Stern’s resignation “has not stopped [the program] and [it] continues to operate as a key element in CISA’s efforts to defeat ransomware attacks”, according to Marci McCarthy, the CISA Director of Public Affairs. Still, Cybersecurity Dive found that some familiar with the initiative are skeptical about the PRNI’s ability to gain and share threat information in Stern’s absence, even as CISA is reportedly training others to take over Stern’s role. One associate shared that “Dave has relationships that won’t be portable to someone new,” while another said “this program mostly relied on information from trust groups run by private-sector entities, and they are reassessing how they want to engage with CISA.”

 

The polygraph-related suspensions and the resignation of David Stern are only the most recent exits at the cybersecurity agency. By the end of May 2025, just five months after Trump’s inauguration, about 1,000 people (almost a third of CISA’s workforce) had already left the agency due to budget and policy changes. Fortunately, the Senate’s draft homeland security spending bill doesn’t suggest that 2026 will have more staff cuts at CISA. 

 

Senate appropriators are reportedly fighting back on the steeper CISA cuts ($500 million) proposed by Trump and are attempting to stop cuts to CISA’s National Risk Management Center.

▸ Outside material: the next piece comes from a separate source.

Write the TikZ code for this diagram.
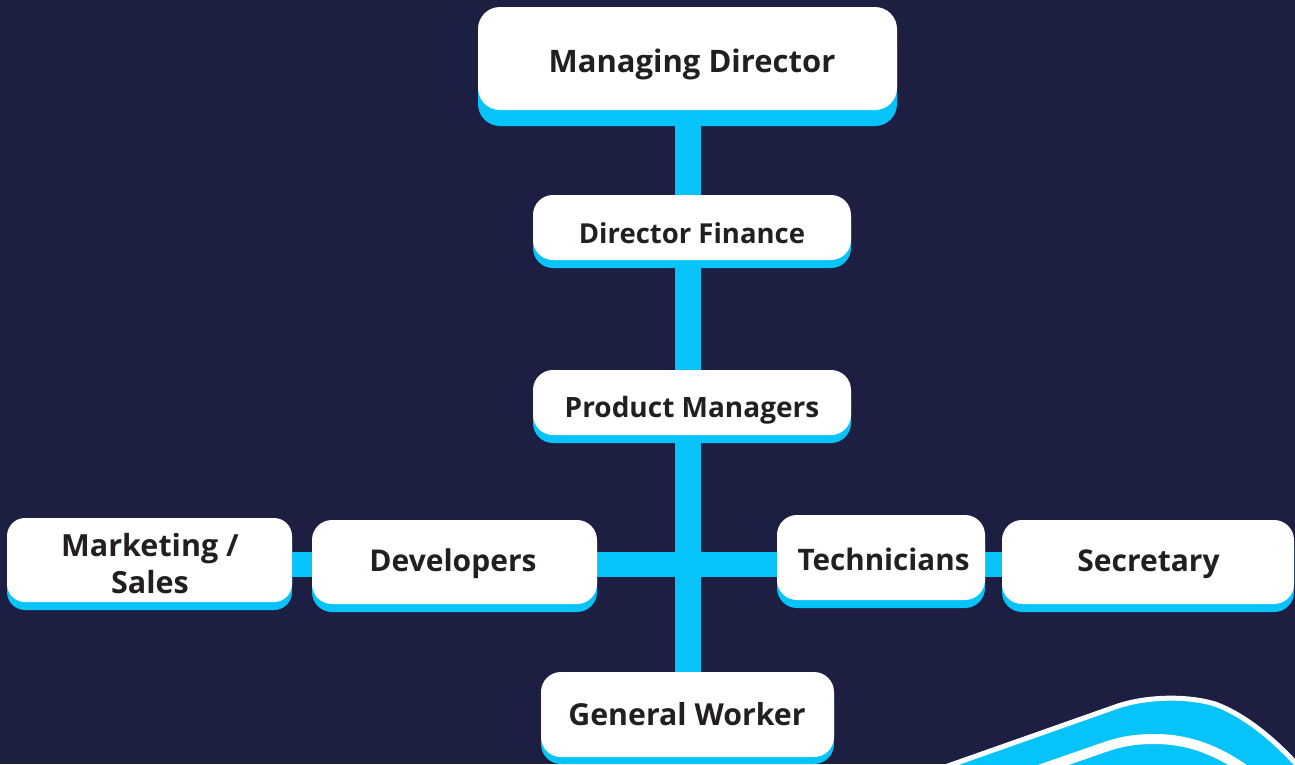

The bill states that “CISA shall not reduce staffing in such a way that it lacks sufficient staff to effectively carry out its statutory missions,” and that the agency “shall maintain a workforce consistent with the personnel and full-time equivalents funded by the pay and non-pay amounts provided in this act.” Though 2025 has been a tumultuous year for CISA, 2026 may provide the stability needed to strengthen the nation’s cybersecurity.